───── Given data
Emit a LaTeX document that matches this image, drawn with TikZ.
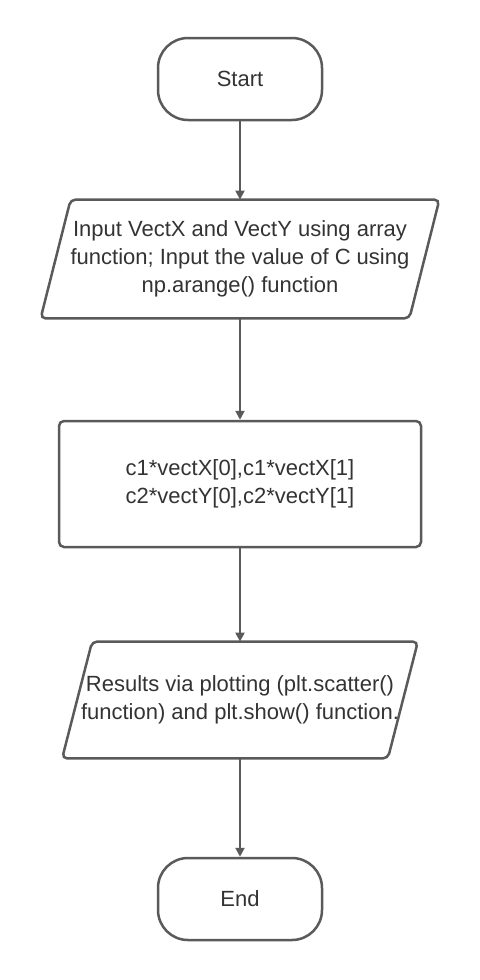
\documentclass[tikz,border=0pt]{standalone}
\usepackage{fontspec}
\setmainfont{Liberation Sans}
\usetikzlibrary{arrows.meta,calc}
\definecolor{edgegray}{HTML}{5A5A5A}
\definecolor{textgray}{HTML}{333333}

\begin{document}
\begin{tikzpicture}[x=0.5pt,y=-0.5pt,font=\fontsize{11}{14}\selectfont,
  terminal/.style={draw=edgegray,line width=1.25pt,rounded corners=15pt,minimum width=82pt,minimum height=41pt,text=textgray},
  process/.style={draw=edgegray,line width=1.25pt,rounded corners=2.5pt,minimum width=181pt,minimum height=63pt,align=center,text=textgray},
  io/.style={align=center,text=textgray,inner sep=0pt},
  flow/.style={draw=edgegray,line width=1pt,-{Triangle[width=4.5pt,length=4.5pt]}}]
  \useasboundingbox (0,0) rectangle (480,980);
  % boxes, top to bottom (units: px of the 480x980 sheet)
  \node[terminal] (start) at (240,79) {Start};
  \node[io,minimum width=184pt,minimum height=59pt] (input) at (240,259)
    {Input VectX and VectY using array\\function; Input the value of C using\\np.arange() function};
  \node[process] (calc) at (240,484)
    {c1*vectX[0],c1*vectX[1]\\c2*vectY[0],c2*vectY[1]};
  \node[io,minimum width=162.5pt,minimum height=58pt] (output) at (240,700)
    {Results via plotting (plt.scatter()\\function) and plt.show() function.};
  \node[terminal] (stop) at (240,899) {End};
  % slanted sides of the two input/output boxes
  \foreach \n in {input,output}
    \draw[edgegray,line width=1.25pt,rounded corners=2.5pt]
      ($(\n.north west)+(15,0)$) -- ($(\n.north east)+(15,0)$)
      -- ($(\n.south east)-(15,0)$) -- ($(\n.south west)-(15,0)$) -- cycle;
  % connectors
  \foreach \a/\b in {start/input,input/calc,calc/output,output/stop}
    \draw[flow] (\a) -- (\b);
\end{tikzpicture}
\end{document}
──────────
= Stated task =
From the data above, write out everything exactly except the pictures.

= Task answer =
Emit a LaTeX document that matches this image, drawn with TikZ.
\documentclass[tikz,border=0pt]{standalone}
\usepackage{fontspec}
\setmainfont{Liberation Sans}
\usetikzlibrary{arrows.meta,calc}
\definecolor{edgegray}{HTML}{5A5A5A}
\definecolor{textgray}{HTML}{333333}

\begin{document}
\begin{tikzpicture}[x=0.5pt,y=-0.5pt,font=\fontsize{11}{14}\selectfont,
  terminal/.style={draw=edgegray,line width=1.25pt,rounded corners=15pt,minimum width=82pt,minimum height=41pt,text=textgray},
  process/.style={draw=edgegray,line width=1.25pt,rounded corners=2.5pt,minimum width=181pt,minimum height=63pt,align=center,text=textgray},
  io/.style={align=center,text=textgray,inner sep=0pt},
  flow/.style={draw=edgegray,line width=1pt,-{Triangle[width=4.5pt,length=4.5pt]}}]
  \useasboundingbox (0,0) rectangle (480,980);
  % boxes, top to bottom (units: px of the 480x980 sheet)
  \node[terminal] (start) at (240,79) {Start};
  \node[io,minimum width=184pt,minimum height=59pt] (input) at (240,259)
    {Input VectX and VectY using array\\function; Input the value of C using\\np.arange() function};
  \node[process] (calc) at (240,484)
    {c1*vectX[0],c1*vectX[1]\\c2*vectY[0],c2*vectY[1]};
  \node[io,minimum width=162.5pt,minimum height=58pt] (output) at (240,700)
    {Results via plotting (plt.scatter()\\function) and plt.show() function.};
  \node[terminal] (stop) at (240,899) {End};
  % slanted sides of the two input/output boxes
  \foreach \n in {input,output}
    \draw[edgegray,line width=1.25pt,rounded corners=2.5pt]
      ($(\n.north west)+(15,0)$) -- ($(\n.north east)+(15,0)$)
      -- ($(\n.south east)-(15,0)$) -- ($(\n.south west)-(15,0)$) -- cycle;
  % connectors
  \foreach \a/\b in {start/input,input/calc,calc/output,output/stop}
    \draw[flow] (\a) -- (\b);
\end{tikzpicture}
\end{document}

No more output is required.